Market (Focused x External)
Markets focus on numbers and quantitative validation for their work. Market cultures tend to be more common in sales-driven orgs and sales teams. Think of them as “wolf packs'' hunting prey. Markets are identified by traits such as competitiveness, goal-driven, focused, and individual accountability & productivity. However, markets tend to place a disproportionate emphasis on hard data metrics, and will sometimes resort to dark patterns in the blind pursuit of improved performance.
It’s up to designers to understand how changes impact the end user, and advocate on their behalf. To influence market cultures, back up your decisions with as much quantitative data as possible. You’ll have to learn to “speak their language.” Try to connect the qualitative data with the quantitative data. Metrics only tells one side of the story. Use anomalies in the data to initiate research initiatives to understand the “why” behind the “what.” For example, if you observe a low 90-day retention rate with your customers, you can use qualitative research methods to figure out why they’re churning. By showing how qualitative and quantitative data can work together, you’ll be able to influence the org towards making better decisions for the customer.

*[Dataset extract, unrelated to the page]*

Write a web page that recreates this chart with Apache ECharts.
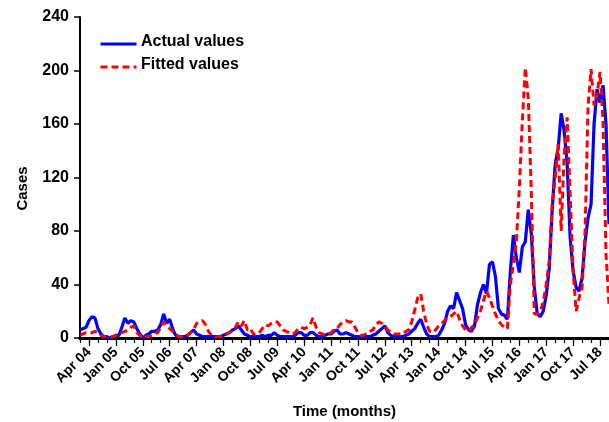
<!DOCTYPE html>
<html>
<head>
<meta charset="utf-8">
<script src="https://cdn.jsdelivr.net/npm/echarts@6/dist/echarts.min.js"></script>
<style>
html,body{margin:0;padding:0;background:#fff;}
#chart{width:609px;height:422px;}
</style>
</head>
<body>
<div id="chart"></div>
<script>
// Monthly categories Jan 04 .. Oct 18
const monthNames = ["Jan","Feb","Mar","Apr","May","Jun","Jul","Aug","Sep","Oct","Nov","Dec"];
const months = [];
for (let y = 2004; y <= 2018; y++) {
  for (let m = 0; m < 12; m++) {
    if (y === 2018 && m > 9) break;
    months.push(monthNames[m] + " " + String(y % 100).padStart(2, "0"));
  }
}

const actualValues = [
  6,7,8,13,16,15,7,3,1,1,0,1,
  2,2,8,15,11,13,12,7,3,0,2,3,
  5,5,6,10,18,11,14,7,2,1,1,1,
  2,4,6,3,2,1,1,1,1,1,1,1,
  2,3,4,6,7,9,6,3,2,1,1,1,
  1,2,1,2,2,4,2,1,1,1,1,1,
  2,4,4,2,2,4,4,2,1,1,2,3,
  3,5,6,3,3,4,3,2,1,1,1,1,
  1,1,2,3,5,7,9,4,2,1,1,1,
  1,2,3,5,7,11,14,8,3,1,1,1,
  2,6,11,20,24,22,34,28,22,10,6,5,
  9,25,34,40,33,55,57,46,22,18,17,14,
  50,77,60,49,68,72,96,78,38,18,16,20,
  32,52,96,130,142,168,155,130,75,50,38,35,
  45,72,90,100,160,186,176,189,160,85
];

const fittedValues = [
  2,3,4,4,4,5,4,2,1,1,1,1,
  2,3,4,5,6,8,9,4,2,0,1,1,
  2,3,4,8,12,9,7,5,3,1,1,1,
  2,4,6,11,12,13,10,5,2,1,1,1,
  2,3,4,6,8,12,9,13,6,7,3,3,
  4,7,10,9,11,12,12,9,6,5,4,3,
  4,7,8,7,8,10,15,8,4,3,2,3,
  4,6,7,10,12,13,12,12,8,4,2,2,
  4,5,6,10,12,11,9,6,4,3,3,3,
  3,5,6,12,21,30,33,20,10,5,4,6,
  9,11,13,15,16,18,20,14,9,6,5,8,
  10,15,20,28,35,30,24,18,13,10,8,7,
  40,55,72,112,162,202,179,110,18,18,20,27,
  40,58,100,120,145,80,137,165,107,50,20,30,
  38,80,174,201,174,182,199,162,63,25
];

const yTicks = [0, 40, 80, 120, 160, 200, 240];
const seriesNames = ['Actual values', 'Fitted values'];
const seriesColors = ['#0000ff', '#ff0000'];

const chart = echarts.init(document.getElementById('chart'), null, {renderer: 'canvas'});
const font = 'Liberation Sans, Arial, sans-serif';
const labelIdx = (i) => i >= 3 && (i - 3) % 9 === 0;

const legendGraphics = [];
seriesNames.forEach((name, k) => {
  const cy = 43 + k * 23;
  legendGraphics.push({
    type: 'line', left: 98, top: cy - 1.5,
    shape: {x1: 0, y1: 0, x2: 36, y2: 0},
    style: {stroke: seriesColors[k], lineWidth: 3, lineDash: k === 1 ? [7, 4] : null}
  });
  legendGraphics.push({
    type: 'text', left: 141, top: cy - 9,
    style: {text: name, fill: '#000', font: 'bold 16px ' + font}
  });
});

chart.setOption({
  animation: false,
  backgroundColor: '#fff',
  grid: {left: 80, right: 0, top: 17, bottom: 84, containLabel: false, outerBoundsMode: 'none'},
  graphic: legendGraphics,
  xAxis: [{
    type: 'category',
    position: 'bottom',
    data: months,
    boundaryGap: false,
    axisLine: {lineStyle: {color: '#000', width: 3}},
    axisTick: {interval: labelIdx, length: 8, lineStyle: {color: '#000', width: 1.2}},
    axisLabel: {
      interval: labelIdx, rotate: 45, margin: 12,
      fontFamily: font, fontSize: 14, fontWeight: 'bold', color: '#000'
    },
    name: 'Time (months)',
    nameLocation: 'middle',
    nameGap: 66,
    nameTextStyle: {fontFamily: font, fontSize: 15, fontWeight: 'bold', color: '#000'}
  }, {
    type: 'category',
    position: 'bottom',
    data: months,
    boundaryGap: false,
    axisLine: {show: false},
    axisTick: {interval: (i) => i % 3 === 0, length: 5, lineStyle: {color: '#000', width: 1.2}},
    axisLabel: {show: false}
  }],
  yAxis: {
    type: 'value',
    min: 0, max: 240, interval: 40,
    axisLine: {show: true, lineStyle: {color: '#000', width: 2}},
    axisTick: {show: true, length: 6, lineStyle: {color: '#000', width: 1.5}},
    splitLine: {show: false},
    axisLabel: {
      margin: 11, fontFamily: font, fontSize: 16, fontWeight: 'bold', color: '#000',
      formatter: (v) => yTicks.includes(v) ? String(v) : ''
    },
    name: 'Cases',
    nameLocation: 'middle',
    nameGap: 50,
    nameTextStyle: {fontFamily: font, fontSize: 15, fontWeight: 'bold', color: '#000', padding: [0, 22, 0, 0]}
  },
  series: [{
    name: seriesNames[0],
    type: 'line',
    xAxisIndex: 0,
    data: actualValues,
    symbol: 'none',
    lineStyle: {color: seriesColors[0], width: 3.2},
    itemStyle: {color: seriesColors[0]},
    z: 2
  }, {
    name: seriesNames[1],
    type: 'line',
    xAxisIndex: 0,
    data: fittedValues,
    symbol: 'none',
    lineStyle: {color: seriesColors[1], width: 3, type: [7, 4]},
    itemStyle: {color: seriesColors[1]},
    z: 3
  }]
});
</script>
</body>
</html>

Hierarchy (Focused x Internal)
Hierarchies focus on top-down leadership and tend to be more common in mature enterprises. Think of hierarchies as beehives where the queen bee holds all control. Hierarchies are identified by traits such as logical, stable, efficient, comfortable, and respectful. However, hierarchies tend to have a lot of “red tape,” “chains of command,” and the dreaded “executive swoop and poop” which negatively impacts innovation and progress. When dealing with a hierarchy culture, your priorities will feel like they’re constantly changing based on whatever mood an executive is in that day. You might also discover that a single word from an executive could throw months of work out the window.
Hierarchies are the most political; you essentially need an executive sponsor to get meaningful work done. An executive sponsor is a senior leader within the org that’s willing to defend your process, work, and vision. The challenge is having the autonomy to be creative without defaulting to whatever the HPPO (highest paid person with an opinion) says. The best approach is to create higher fidelity deliverables that paint a vision an executive sponsor can get behind. Spare them the process and details, and talk about the potential impact of your work if it succeeds. Try to position yourself as their strategic partner. You’ll need strong salesmanship and the ability to project confidence in your technical skills to be successful.
Depending on your personality, seniority, and goals, certain cultures may be better or worse for your career development. Regardless, there will usually be multiple intersecting cultures within any org. Therefore it’s worth investing the time to understand how to thrive in each of these cultures.